───── Supplied data ─────

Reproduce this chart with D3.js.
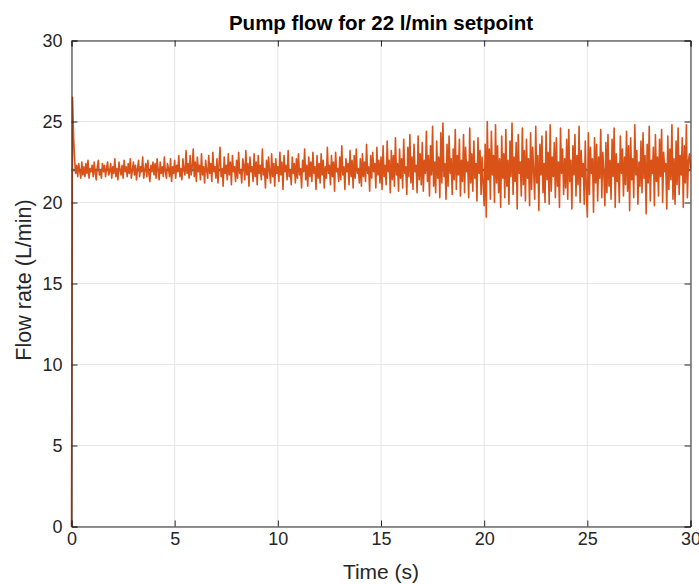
<!DOCTYPE html>
<html>
<head>
<meta charset="utf-8">
<script src="https://cdn.jsdelivr.net/npm/d3@7"></script>
<style>
  html, body { margin: 0; padding: 0; background: #fff; }
  svg { display: block; font-family: "Liberation Sans", Arial, Helvetica, sans-serif; }
</style>
</head>
<body>
<svg id="chart" width="699" height="584"></svg>
<script>
// ---- data ----
const title = "Pump flow for 22 l/min setpoint";
const xLabel = "Time (s)";
const yLabel = "Flow rate (L/min)";
const xTicks = [0, 5, 10, 15, 20, 25, 30];
const yTicks = [0, 5, 10, 15, 20, 25, 30];
const sampleInterval = 0.05; // s between flow samples
const setpointTime = [0, 30];
const setpointFlow = [22, 22];
const measuredFlow = [
  0, 26.5, 24.1, 22.6, 21.8, 22.3, 21.6, 22.4, 21.9, 21.5, 22.5, 21.7, 22.2, 21.6, 22.4, 21.8, 22.6, 21.5, 22.1, 21.9,
  22.3, 21.6, 22.5, 21.8, 21.4, 22.2, 22.6, 21.7, 22.0, 21.5, 22.4, 21.9, 22.3, 21.6, 22.1, 22.5, 21.7, 21.9, 22.4, 21.5,
  22.2, 21.8, 22.7, 21.6, 22.1, 21.4, 22.5, 22.0, 21.7, 22.3, 21.5, 22.6, 21.9, 22.2, 21.6, 22.4, 21.8, 22.7, 21.5, 22.0,
  22.5, 21.7, 22.3, 21.4, 22.1, 22.6, 21.6, 22.2, 21.9, 22.8, 21.5, 22.0, 22.4, 21.6, 22.6, 21.8, 21.3, 22.3, 21.9, 22.5,
  21.7, 22.4, 21.5, 22.7, 22.0, 21.4, 22.5, 21.8, 22.2, 21.6, 22.8, 21.9, 21.5, 22.4, 22.1, 21.6, 22.7, 21.3, 22.2, 21.8,
  22.6, 21.5, 22.3, 21.9, 22.9, 21.6, 22.1, 21.4, 22.7, 22.0, 21.7, 23.2, 21.8, 22.4, 21.5, 22.9, 21.7, 22.2, 23.3, 21.6,
  22.5, 21.3, 22.8, 21.9, 22.3, 21.4, 23.0, 21.7, 22.2, 21.2, 22.6, 22.0, 21.5, 22.9, 21.8, 22.4, 21.3, 23.1, 21.9, 22.2,
  21.5, 22.7, 21.2, 22.4, 23.4, 21.6, 22.1, 21.0, 22.8, 21.8, 22.3, 21.4, 23.0, 21.7, 22.5, 21.1, 22.9, 21.9, 22.2, 21.3,
  22.6, 21.5, 23.1, 21.8, 22.0, 21.2, 22.7, 22.3, 21.4, 23.2, 21.7, 22.4, 21.0, 22.8, 21.9, 22.2, 21.3, 23.0, 21.6, 22.5,
  21.1, 22.9, 21.8, 22.3, 21.4, 23.3, 21.7, 22.1, 20.9, 22.6, 21.5, 22.8, 21.9, 21.2, 23.0, 21.6, 22.4, 21.0, 22.7, 21.8,
  22.2, 21.3, 23.1, 21.7, 22.5, 20.8, 22.9, 21.9, 22.3, 21.4, 23.2, 21.6, 22.0, 21.1, 22.8, 21.8, 22.4, 21.2, 22.7, 21.5,
  23.0, 21.7, 22.1, 20.9, 22.6, 21.9, 23.3, 21.4, 22.3, 21.0, 22.8, 21.6, 22.5, 21.3, 23.1, 21.8, 22.2, 20.8, 22.9, 21.5,
  22.4, 21.2, 23.0, 21.7, 22.6, 20.9, 22.2, 21.5, 23.4, 21.8, 22.3, 21.1, 22.9, 21.6, 22.5, 20.7, 23.1, 21.9, 22.1, 21.3,
  22.8, 21.4, 23.5, 21.7, 22.2, 20.8, 22.7, 21.9, 22.4, 21.1, 23.2, 21.6, 22.6, 20.9, 22.9, 21.5, 23.3, 21.8, 22.1, 21.2,
  22.7, 21.0, 23.0, 21.6, 22.5, 21.3, 23.6, 21.8, 22.2, 20.7, 22.9, 21.5, 23.1, 21.9, 22.4, 20.9, 23.4, 21.7, 22.6, 21.2,
  22.8, 20.8, 23.5, 21.6, 22.3, 21.1, 23.8, 21.9, 22.6, 20.6, 23.2, 21.4, 22.9, 21.0, 24.0, 21.7, 22.4, 20.7, 23.3, 21.5,
  22.7, 20.9, 23.9, 21.8, 22.2, 20.5, 23.4, 21.6, 24.2, 21.2, 22.8, 20.8, 23.6, 21.9, 22.3, 20.6, 24.1, 21.4, 23.0, 21.1,
  23.7, 20.7, 22.6, 21.8, 24.4, 21.3, 22.9, 20.4, 23.5, 21.7, 24.7, 21.0, 22.5, 20.6, 23.8, 21.5, 22.8, 20.3, 24.3, 21.2,
  24.9, 21.6, 22.4, 20.2, 23.6, 21.0, 24.1, 21.8, 22.7, 20.5, 23.3, 21.4, 24.5, 20.8, 22.9, 21.7, 23.9, 20.4, 22.6, 21.3,
  24.2, 20.6, 23.4, 21.9, 22.5, 20.3, 24.6, 21.2, 23.0, 20.7, 23.8, 21.5, 22.4, 20.1, 24.0, 21.8, 23.2, 20.5, 22.8, 21.1,
  19.8, 23.6, 19.1, 25.0, 21.4, 23.3, 20.2, 24.4, 21.7, 22.9, 20.0, 24.8, 21.2, 23.5, 20.6, 22.7, 19.7, 24.1, 21.5, 23.0,
  20.3, 24.5, 21.0, 22.6, 19.9, 23.8, 21.6, 24.9, 20.5, 22.8, 21.3, 23.7, 19.6, 24.2, 21.8, 22.5, 20.4, 24.6, 21.1, 23.2,
  20.1, 23.9, 21.5, 22.7, 19.8, 24.3, 20.8, 23.4, 21.9, 20.2, 24.7, 21.2, 22.9, 19.5, 23.6, 21.7, 24.1, 20.6, 22.4, 20.0,
  24.4, 21.4, 23.1, 19.9, 24.8, 20.7, 22.8, 21.6, 23.7, 20.3, 24.0, 21.0, 22.5, 19.7, 24.6, 21.8, 23.3, 20.5, 22.7, 20.9,
  23.9, 20.2, 24.5, 21.3, 22.6, 19.6, 23.5, 21.7, 24.2, 20.4, 22.9, 21.1, 24.7, 20.0, 23.2, 21.6, 22.4, 19.9, 23.8, 20.8,
  19.1, 24.3, 20.5, 23.4, 21.8, 22.7, 19.4, 24.0, 21.2, 23.6, 20.1, 22.8, 21.5, 24.5, 20.3, 23.1, 21.9, 19.8, 23.7, 20.6,
  24.2, 21.0, 22.6, 20.2, 23.9, 21.6, 24.6, 19.7, 23.0, 21.3, 22.4, 20.0, 24.1, 21.8, 23.3, 20.4, 22.8, 21.1, 24.4, 20.7,
  23.5, 19.5, 24.0, 21.4, 22.7, 20.3, 24.8, 21.7, 23.2, 19.9, 22.5, 21.0, 23.8, 20.6, 24.3, 21.5, 22.9, 19.3, 23.6, 21.2,
  24.7, 20.1, 22.6, 21.8, 23.4, 19.8, 24.2, 21.3, 22.8, 20.4, 23.9, 21.6, 24.5, 20.0, 23.1, 21.9, 22.4, 19.6, 24.1, 20.8,
  23.3, 21.4, 24.8, 20.2, 22.7, 19.9, 23.8, 21.1, 24.6, 20.5, 22.9, 21.7, 24.0, 19.7, 23.5, 21.2, 24.8, 20.3, 22.6, 23.0,
  22.1
];

// ---- layout ----
const svg = d3.select("#chart");
const plotLeft = 71.5, plotRight = 690.5, plotTop = 40.5, plotBottom = 526.5;

const x = d3.scaleLinear().domain([0, 30]).range([plotLeft, plotRight]);
const y = d3.scaleLinear().domain([0, 30]).range([plotBottom, plotTop]);

const axisColor = "#262626";
const gridColor = "#e6e6e6";

// grid
const grid = svg.append("g");
grid.selectAll("line.vx").data(xTicks).join("line")
  .attr("x1", d => x(d)).attr("x2", d => x(d))
  .attr("y1", plotTop).attr("y2", plotBottom)
  .attr("stroke", gridColor).attr("stroke-width", 1);
grid.selectAll("line.hy").data(yTicks).join("line")
  .attr("y1", d => y(d)).attr("y2", d => y(d))
  .attr("x1", plotLeft).attr("x2", plotRight)
  .attr("stroke", gridColor).attr("stroke-width", 1);

// data lines
const plot = svg.append("g");
const spLine = d3.line().x((d, i) => x(setpointTime[i])).y(d => y(d));
plot.append("path").datum(setpointFlow)
  .attr("d", spLine)
  .attr("fill", "none").attr("stroke", "#0072BD").attr("stroke-width", 2.5);

const flowLine = d3.line().x((d, i) => x(i * sampleInterval)).y(d => y(d));
plot.append("path").datum(measuredFlow)
  .attr("d", flowLine)
  .attr("fill", "none").attr("stroke", "#D95319").attr("stroke-width", 1.6)
  .attr("stroke-linejoin", "round");

// axes
function styleAxis(g) {
  g.select(".domain").attr("stroke", axisColor).attr("fill", "none");
  g.selectAll(".tick line").attr("stroke", axisColor);
  g.selectAll(".tick text").attr("fill", axisColor)
    .style("font-family", '"Liberation Sans", Arial, sans-serif')
    .style("font-size", "18px");
}

svg.append("g").attr("transform", `translate(0,${plotBottom})`)
  .call(d3.axisBottom(x).tickValues(xTicks).tickSize(-6).tickPadding(6).tickFormat(d3.format("d")))
  .call(styleAxis);
svg.append("g").attr("transform", `translate(0,${plotTop})`)
  .call(d3.axisTop(x).tickValues(xTicks).tickSize(-6).tickFormat(""))
  .call(styleAxis);
svg.append("g").attr("transform", `translate(${plotLeft},0)`)
  .call(d3.axisLeft(y).tickValues(yTicks).tickSize(-6).tickPadding(9).tickFormat(d3.format("d")))
  .call(styleAxis);
svg.append("g").attr("transform", `translate(${plotRight},0)`)
  .call(d3.axisRight(y).tickValues(yTicks).tickSize(-6).tickFormat(""))
  .call(styleAxis);

// labels
svg.append("text")
  .attr("x", 381).attr("y", 30)
  .attr("text-anchor", "middle")
  .style("font-size", "20.5px").style("font-weight", "bold")
  .attr("fill", "#000")
  .text(title);

svg.append("text")
  .attr("x", 381).attr("y", 579)
  .attr("text-anchor", "middle")
  .style("font-size", "21px")
  .attr("fill", axisColor)
  .text(xLabel);

svg.append("text")
  .attr("transform", `translate(31,280) rotate(-90)`)
  .attr("text-anchor", "middle")
  .style("font-size", "21.5px")
  .attr("fill", axisColor)
  .text(yLabel);
</script>
</body>
</html>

─────

> [What is being asked] Which lines hold the word "chart"? Copy every one of them.

> [Result of this task]
Reproduce this chart with D3.js.
<svg id="chart" width="699" height="584"></svg>
const svg = d3.select("#chart");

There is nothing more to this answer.